The Diana Jones Award is an annual award created to publicly acknowledge excellence in gaming. The award was first made for the year 2000, and the first award ceremony was on August 4, 2001.
The Winner | The Nominees | The Award Ceremony
Jason Morningstar’s roleplaying game of the 1944 Warsaw Uprising, Grey Ranks, commands attention for many reasons: its fidelity to and evocation of historical detail, its unique and harrowing subject matter, its elegant mechanics of play, its unflinching assessment of war and heroism. But it deserves highest marks for two factors.
First, it is a game of inexorable tragedy, sacrifice, coming-of-age, mortality, and self-destruction. Against a backdrop of doomed heroism in the face of implacable evil, the game builds characters with emotional depth and powerful connections to a world being destroyed around them. Over the course of ten sessions, these characters battle not only fascist invasion but their own inevitable end along with everything they hold dear. These truly mature literary themes are almost unexplored in gaming of any sort, and virtually unseen in roleplaying. If gaming is to approach the other arts in depth and richness, it will be games like Grey Ranks that make such an approach possible.

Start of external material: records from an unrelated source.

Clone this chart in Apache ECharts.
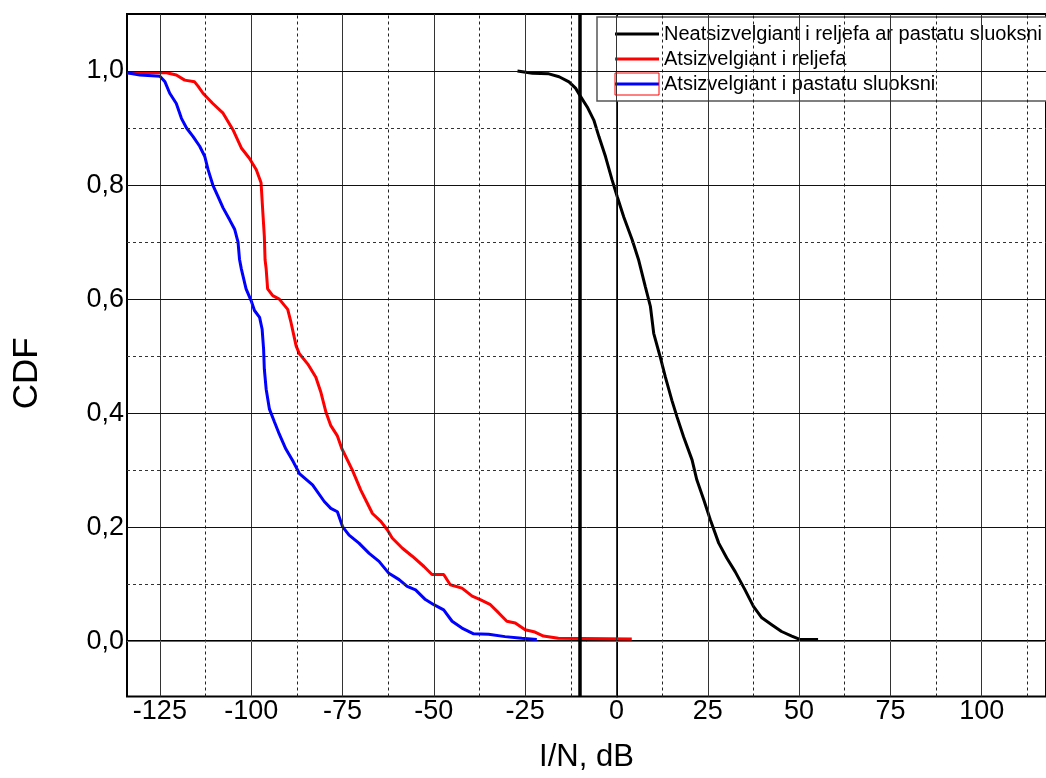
<!DOCTYPE html>
<html>
<head>
<meta charset="utf-8">
<script src="https://cdn.jsdelivr.net/npm/echarts@6/dist/echarts.min.js"></script>
<style>html,body{margin:0;padding:0;background:#fff}#c{width:1046px;height:778px}</style>
</head>
<body>
<div id="c"></div>
<script>
// ---- data ----
const seriesNames = ['Neatsizvelgiant i reljefa ar pastatu sluoksni', 'Atsizvelgiant i reljefa', 'Atsizvelgiant i pastatu sluoksni'];

const blackX = [-27.1, -23, -18.5, -15.7, -13, -11.2, -9.8, -8, -6.2, -4.8, -3, -1.2, 0.2, 2, 4.3, 6.1, 7.9, 9.3, 10.2, 12.0, 13.4, 15.2, 16.6, 18.4, 20.7, 22.0, 23.9, 25.7, 28, 30.2, 32.5, 35.2, 37.5, 39.8, 42.5, 45.2, 48, 50.2, 55.2];
const blackY = [1.0, 0.996, 0.995, 0.99, 0.981, 0.97, 0.955, 0.937, 0.914, 0.885, 0.85, 0.809, 0.78, 0.744, 0.704, 0.668, 0.622, 0.587, 0.54, 0.498, 0.463, 0.422, 0.393, 0.358, 0.318, 0.283, 0.248, 0.213, 0.172, 0.146, 0.122, 0.09, 0.061, 0.041, 0.029, 0.017, 0.009, 0.003, 0.003];

const redX = [-134, -123.2, -120.5, -118.2, -115.5, -114.5, -113.2, -110.5, -107.7, -105, -102.7, -100.5, -98.6, -97.3, -96.8, -96.4, -96.2, -95.9, -95.5, -94.1, -92.3, -90, -89.1, -87.7, -86.8, -84.5, -82.3, -80.9, -79.5, -78.2, -76.4, -75.2, -72.3, -70, -68.2, -66.8, -64.5, -62.7, -61.4, -58.6, -55.9, -52.7, -50.5, -47.3, -45.5, -42.3, -39.5, -37.3, -34.5, -32.3, -30, -27.7, -25, -22.3, -20, -15.9, 4.2];
const redY = [0.997, 0.997, 0.993, 0.984, 0.981, 0.973, 0.961, 0.943, 0.926, 0.897, 0.865, 0.847, 0.827, 0.804, 0.751, 0.71, 0.669, 0.653, 0.618, 0.606, 0.6, 0.582, 0.559, 0.518, 0.504, 0.486, 0.463, 0.436, 0.401, 0.378, 0.36, 0.338, 0.3, 0.265, 0.242, 0.224, 0.21, 0.195, 0.181, 0.163, 0.149, 0.131, 0.117, 0.117, 0.099, 0.093, 0.079, 0.073, 0.064, 0.05, 0.035, 0.032, 0.02, 0.016, 0.009, 0.005, 0.004];

const blueX = [-134, -130.5, -125, -123.6, -122.3, -120.5, -119.1, -117.7, -115.9, -114.1, -112.7, -111.8, -110.5, -109.1, -107.7, -105.9, -104.5, -103.6, -103.2, -102.7, -101.4, -100, -99.1, -97.7, -97, -96.6, -96.4, -95.9, -95, -93.6, -92.3, -90.5, -88.5, -86.8, -83.2, -80, -78.2, -76.4, -75, -73.2, -70.5, -67.7, -65, -62.3, -59.5, -57.3, -55, -52.3, -50, -47.3, -45, -42.3, -39.1, -35, -30.5, -25.9, -21.8];
const blueY = [0.997, 0.993, 0.991, 0.981, 0.961, 0.943, 0.917, 0.9, 0.885, 0.868, 0.85, 0.827, 0.8, 0.78, 0.76, 0.739, 0.722, 0.7, 0.67, 0.653, 0.618, 0.597, 0.58, 0.568, 0.547, 0.512, 0.477, 0.442, 0.407, 0.384, 0.363, 0.337, 0.315, 0.294, 0.274, 0.245, 0.233, 0.227, 0.201, 0.186, 0.172, 0.154, 0.14, 0.119, 0.108, 0.096, 0.09, 0.073, 0.064, 0.055, 0.035, 0.023, 0.013, 0.012, 0.008, 0.005, 0.003];

const xTickLabels = [-125, -100, -75, -50, -25, 0, 25, 50, 75, 100];
const xMinorGrid = [-112.5, -87.5, -62.5, -37.5, -12.5, 12.5, 37.5, 62.5, 87.5, 112.5];
const yTickLabels = [0, 0.2, 0.4, 0.6, 0.8, 1.0];
const yMinorGrid = [0.1, 0.3, 0.5, 0.7, 0.9];
const thresholdX = -10;

// ---- build ----
const zip = (xs, ys) => xs.map((x, i) => [x, ys[i]]);
const FONT = 'Liberation Sans, Arial, sans-serif';

const gridLines = [];
xTickLabels.forEach(v => gridLines.push({xAxis: v, lineStyle: {type: 'solid', color: '#333', width: 1}}));
xMinorGrid.forEach(v => gridLines.push({xAxis: v, lineStyle: {type: [3, 3], color: '#222', width: 1}}));
yTickLabels.forEach(v => gridLines.push({yAxis: v, lineStyle: {type: 'solid', color: v === 0 ? '#666' : '#111', width: 1}}));
yMinorGrid.forEach(v => gridLines.push({yAxis: v, lineStyle: {type: [3, 3], color: '#333', width: 1}}));

const chart = echarts.init(document.getElementById('c'), null, {renderer: 'canvas'});
chart.setOption({
  animation: false,
  backgroundColor: '#fff',
  textStyle: {fontFamily: FONT},
  grid: {left: 127, top: 14, right: -3, bottom: 81.5, show: true, borderColor: '#000', borderWidth: 2, containLabel: false},
  xAxis: {
    type: 'value', min: -134, max: 117.6,
    name: 'I/N, dB', nameLocation: 'middle', nameGap: 45,
    nameTextStyle: {fontSize: 31, color: '#000', fontFamily: FONT},
    axisLine: {show: true, lineStyle: {color: '#000', width: 2}},
    axisTick: {show: false},
    splitLine: {show: false},
    axisLabel: {customValues: xTickLabels, fontSize: 27, color: '#000', margin: 2, fontFamily: FONT}
  },
  yAxis: {
    type: 'value', min: -0.097, max: 1.1,
    name: 'CDF', nameLocation: 'middle', nameGap: 82, nameRotate: 90,
    nameTextStyle: {fontSize: 35, color: '#000', fontFamily: FONT, padding: [0, 36, 0, 0]},
    axisLine: {show: true, lineStyle: {color: '#000', width: 2}},
    axisTick: {show: false},
    splitLine: {show: false},
    axisLabel: {customValues: yTickLabels, fontSize: 27, color: '#000', margin: 3, fontFamily: FONT,
      formatter: v => v.toFixed(1).replace('.', ',')}
  },
  legend: {
    data: seriesNames,
    orient: 'vertical', left: 597, top: 17,
    padding: [7, 40, 7, 18], itemGap: 5, itemWidth: 44, itemHeight: 20, itemTextGap: 5,
    backgroundColor: '#fff', borderColor: '#555', borderWidth: 1.5, borderRadius: 0,
    textStyle: {fontSize: 20, color: '#000', fontFamily: FONT},
    icon: 'path://M0,8.5 L44,8.5 L44,11.5 L0,11.5 Z'
  },
  graphic: [{
    type: 'rect', z: 100,
    shape: {x: 615, y: 73, width: 44, height: 22},
    style: {fill: 'none', stroke: '#f00', lineWidth: 1}
  }],
  series: [
    {type: 'line', name: '_grid', data: [], silent: true, z: 1,
      markLine: {silent: true, symbol: ['none', 'none'], label: {show: false}, animation: false, data: gridLines}},
    {type: 'line', name: seriesNames[0], data: zip(blackX, blackY), showSymbol: false, symbol: 'none', z: 3,
      lineStyle: {color: '#000', width: 3}, itemStyle: {color: '#000'}},
    {type: 'line', name: seriesNames[1], data: zip(redX, redY), showSymbol: false, symbol: 'none', z: 3,
      lineStyle: {color: '#ff0000', width: 3}, itemStyle: {color: '#ff0000'}},
    {type: 'line', name: seriesNames[2], data: zip(blueX, blueY), showSymbol: false, symbol: 'none', z: 3,
      lineStyle: {color: '#0000ff', width: 3}, itemStyle: {color: '#0000ff'}},
    {type: 'line', name: '_thr', data: [], silent: true, z: 5,
      markLine: {silent: true, symbol: ['none', 'none'], label: {show: false}, animation: false,
        data: [{xAxis: thresholdX, lineStyle: {type: 'solid', color: '#000', width: 3.5}}]}}
  ]
});
</script>
</body>
</html>
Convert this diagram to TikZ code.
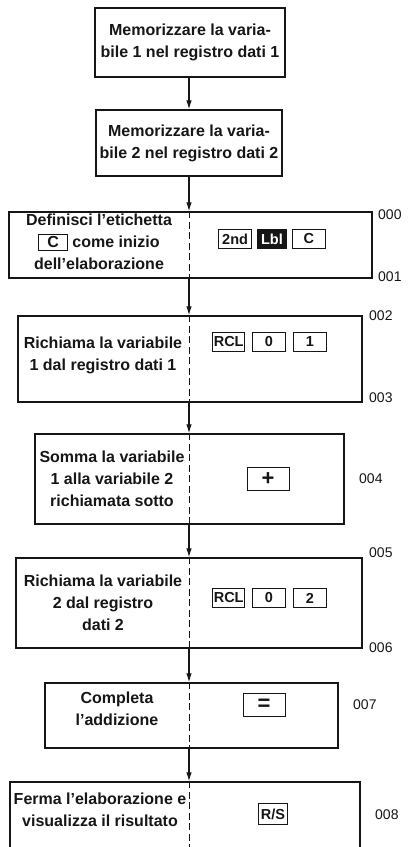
\documentclass[tikz,border=0pt]{standalone}
\usepackage{fontspec}
\setmainfont{Liberation Sans}
\usetikzlibrary{arrows.meta,positioning}
\definecolor{pgInk}{HTML}{161616}
\tikzset{
 chart/.style={x=1pt,y=-1pt,text=pgInk},
 stepbox/.style={rectangle,draw=pgInk,line width=1.3pt,inner sep=0pt},
 steptext/.style={align=center,inner sep=0pt,font=\fontsize{16}{22}\selectfont\bfseries},
 keycap/.style={rectangle,draw=pgInk,line width=.9pt,inner sep=1.5pt,
   minimum width=33pt,minimum height=19pt,font=\fontsize{14.5}{15}\selectfont\bfseries},
 keydark/.style={keycap,fill=pgInk,text=white,minimum width=29pt},
 bigkey/.style={keycap,minimum width=42pt,minimum height=23pt,font=\fontsize{22}{22}\selectfont\bfseries},
 addr/.style={anchor=west,inner sep=0pt,font=\fontsize{14}{15}\selectfont},
 flow/.style={draw=pgInk,line width=1.2pt,-{Latex[length=9pt,width=5.5pt]}},
 split/.style={draw=pgInk,line width=1pt,dash pattern=on 7pt off 3.5pt}
}
\newcommand{\inkey}[1]{{\fboxsep=2pt\fboxrule=.8pt\fbox{\makebox[24pt]{#1}}}}

\begin{document}
\begin{tikzpicture}[chart]
 \clip (0,0) rectangle (409,847);
 \coordinate (axis) at (189,0);
 % step boxes
 \node[stepbox,minimum width=190pt,minimum height=69pt] (s1) at (190,42.5) {};
 \node[stepbox,minimum width=186pt,minimum height=66pt] (s2) at (189,143) {};
 \node[stepbox,minimum width=363pt,minimum height=66pt] (s3) at (190.5,245) {};
 \node[stepbox,minimum width=344pt,minimum height=86pt] (s4) at (190,359) {};
 \node[stepbox,minimum width=309pt,minimum height=90pt] (s5) at (189.5,479) {};
 \node[stepbox,minimum width=346pt,minimum height=90pt] (s6) at (189,603) {};
 \node[stepbox,minimum width=293pt,minimum height=65pt] (s7) at (191.5,715.5) {};
 \node[stepbox,minimum width=350pt,minimum height=88pt] (s8) at (185,826) {};
 % arrows and split lines
 \draw[flow] (s1.south -| axis) -- (s2.north -| axis);
 \draw[flow] (s2.south -| axis) -- (s3.north -| axis);
 \draw[flow] (s3.south -| axis) -- (s4.north -| axis);
 \draw[flow] (s4.south -| axis) -- (s5.north -| axis);
 \draw[flow] (s5.south -| axis) -- (s6.north -| axis);
 \draw[flow] (s6.south -| axis) -- (s7.north -| axis);
 \draw[flow] (s7.south -| axis) -- (s8.north -| axis);
 \foreach \s in {s3,s4,s5,s6,s7,s8}
   \draw[split] (\s.north -| axis) -- (\s.south -| axis);
 % descriptions
 \node[steptext] (t1) at (190,42.5) {Memorizzare la varia-\\bile 1 nel registro dati 1};
 \node[steptext] (t2) at (189,143) {Memorizzare la varia-\\bile 2 nel registro dati 2};
 \node[steptext] (t3) at (99,242) {Definisci l’etichetta\\\inkey{C} come inizio\\dell’elaborazione};
 \node[steptext] (t4) at (103,355) {Richiama la variabile\\1 dal registro dati 1};
 \node[steptext] (t5) at (112,479) {Somma la variabile\\1 alla variabile 2\\richiamata sotto};
 \node[steptext] (t6) at (103,603) {Richiama la variabile\\2 dal registro\\dati 2};
 \node[steptext] (t7) at (117,709) {Completa\\l’addizione};
 \node[steptext] (t8) at (100,810) {Ferma l’elaborazione e\\visualizza il risultato};
 % keystrokes
 \node[keydark] (lbl) at (272,239) {Lbl};
 \node[keycap,left=5pt of lbl] (snd) {2nd};
 \node[keycap,right=5pt of lbl] (keyc) {C};
 \node[keycap] (zeroa) at (269,342) {0};
 \node[keycap,minimum width=0pt,inner xsep=1pt,left=7pt of zeroa] (rcla) {RCL};
 \node[keycap,right=7pt of zeroa] (onea) {1};
 \node[bigkey] (plus) at (268,479) {+};
 \node[keycap] (zerob) at (269,598) {0};
 \node[keycap,minimum width=0pt,inner xsep=1pt,left=7pt of zerob] (rclb) {RCL};
 \node[keycap,right=7pt of zerob] (twob) {2};
 \node[bigkey] (equal) at (264,705) {=};
 \node[keycap,minimum width=0pt,inner xsep=2pt,minimum height=21pt] (rs) at (273,814) {R/S};
 % program addresses
 \node[addr] at (378,215) {000};
 \node[addr] at (378,277) {001};
 \node[addr] at (369,316) {002};
 \node[addr] at (369,398) {003};
 \node[addr] at (359,479) {004};
 \node[addr] at (369,553) {005};
 \node[addr] at (369,648) {006};
 \node[addr] at (353,705) {007};
 \node[addr] at (375,815) {008};
\end{tikzpicture}
\end{document}
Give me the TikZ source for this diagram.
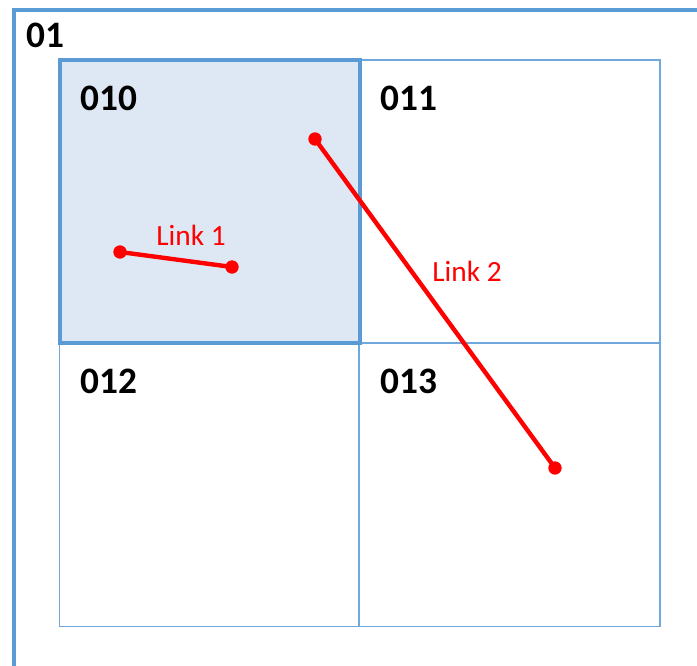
\documentclass[tikz,border=0pt]{standalone}
\usepackage{fontspec}
\setmainfont{Carlito}
\definecolor{frameblue}{HTML}{5B9BD5}
\definecolor{gridblue}{HTML}{6FA8DC}
\definecolor{cellfill}{HTML}{DEE8F4}
\definecolor{linkred}{HTML}{FF0000}
\tikzset{
  outerframe/.style={draw=frameblue, line width=3.2pt},
  gridline/.style={draw=gridblue, line width=0.9pt},
  activecell/.style={draw=frameblue, line width=3pt},
  celllabel/.style={anchor=base west, inner sep=0pt, font=\fontsize{28}{32}\selectfont\bfseries},
  linkline/.style={draw=linkred, line width=3.3pt},
  linkend/.style={circle, fill=linkred, inner sep=0pt, minimum size=10pt},
  linklabel/.style={inner sep=0pt, text=linkred, font=\fontsize{22}{26}\selectfont}
}
\begin{document}
\begin{tikzpicture}[x=0.75pt, y=-0.75pt]
  \useasboundingbox (0,0) rectangle (697,665);
  % outer region 01 (only its top and left sides are visible)
  \draw[outerframe] (14,667) -- (14,10) -- (699,10);
  % highlighted quadrant 010
  \fill[cellfill] (60,60) rectangle (360,343);
  % 2x2 grid of sub-quadrants
  \draw[gridline] (59.5,60) rectangle (660,626.5);
  \draw[gridline] (359,60) -- (359,626.5);
  \draw[gridline] (59.5,343) -- (660,343);
  \draw[activecell] (60,60) rectangle (360,343);
  % quadrant labels
  \node[celllabel] (q01)  at (26,47)   {01};
  \node[celllabel] (q010) at (80,110)  {010};
  \node[celllabel] (q011) at (380,110) {011};
  \node[celllabel] (q012) at (80,393)  {012};
  \node[celllabel] (q013) at (380,393) {013};
  % link 1, inside 010
  \node[linkend] (l1a) at (120,252) {};
  \node[linkend] (l1b) at (232,267) {};
  \draw[linkline] (l1a.center) -- (l1b.center);
  \node[linklabel] (l1t) at (191,235) {Link 1};
  % link 2, crossing from 010 into 013
  \node[linkend] (l2a) at (315,139) {};
  \node[linkend] (l2b) at (555,468) {};
  \draw[linkline] (l2a.center) -- (l2b.center);
  \node[linklabel] (l2t) at (467,271) {Link 2};
\end{tikzpicture}
\end{document}
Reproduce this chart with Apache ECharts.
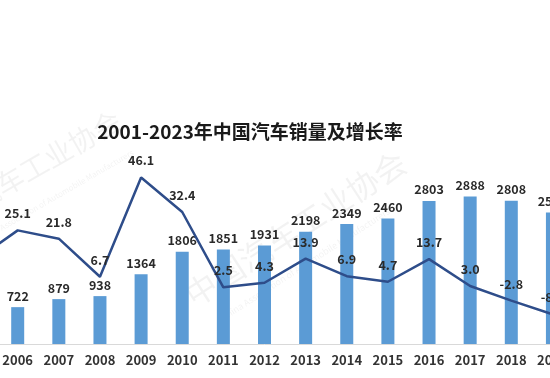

Second, the game’s emotional grid mechanic anchors a solid, powerful rules design that drives such themes home in play. With no GM to intermediate between the characters and the abyss, every player must assume personal responsibility for his character’s fate. The rules force choices between personal goals and the greater good, and the emotional grid precisely limits the moral damage the character suffers as a consequence of those choices.
This is state-of-the-art narrativist game design, married to a topic worthy of such. Jason Morningstar has not created a game that lazily appropriates the historical horror at its heart, he has created rules that reveal that horror, rules that recreate that horror in the players’ hearts and minds. Aristotle said that all true tragedy must end in terror and pity. It’s hard to believe that Aristotle never played Grey Ranks.
Wolfgang Baur began his career in gaming as the assistant editor at Dragon Magazine, working under the auspices of Roger Moore and Barbara Young. He moved up through the ranks until he took the helm of Dragon. Eventually he left that position to work as an editor at Wizards of the Coast. After writing countless game supplements and articles, he then left Wizards in 2006 and plunged into freelancing full time.
In trying to find an innovative way to fund the kind of game design Baur wanted to pursue, he went back hundreds of years to dig up the concept of patronage, add a few modern twists to it, and apply it to the problem. In Open Design—as he calls his system—Baur posts a number of ideas for potential projects and publicizes them along with a monetary threshold for each. As the sponsors chip in, they vote on which project Baur should pursue. When the funding for the chosen project reaches its threshold, he starts work in earnest.
Baur supplements his exemplary work by letting his patrons suggest various directions for each project and then allowing them to look over this shoulder as he chips away at developing it. Those who pay more have deeper access to his thoughts and notes and can comment on the manuscript more as it develops. In this way, each project becomes a master-level class on roleplaying game adventure or supplement design for those privileged to be a part of it. In the end, Baur’s patrons also wind up with an exclusive, patron-owned-only professionally designed product they can truly say they helped bring to life.
In addition to this, at a time when print magazines seemed doomed, Baur has brought many of the most popular writers and designers back for an all-new magazine called Kobold Quarterly. After a single year in print, the magazine is growing strong, showing Baur’s dedication to both his roots and the roots of adventure gaming, as well as to breathing new life into them in new and interesting ways.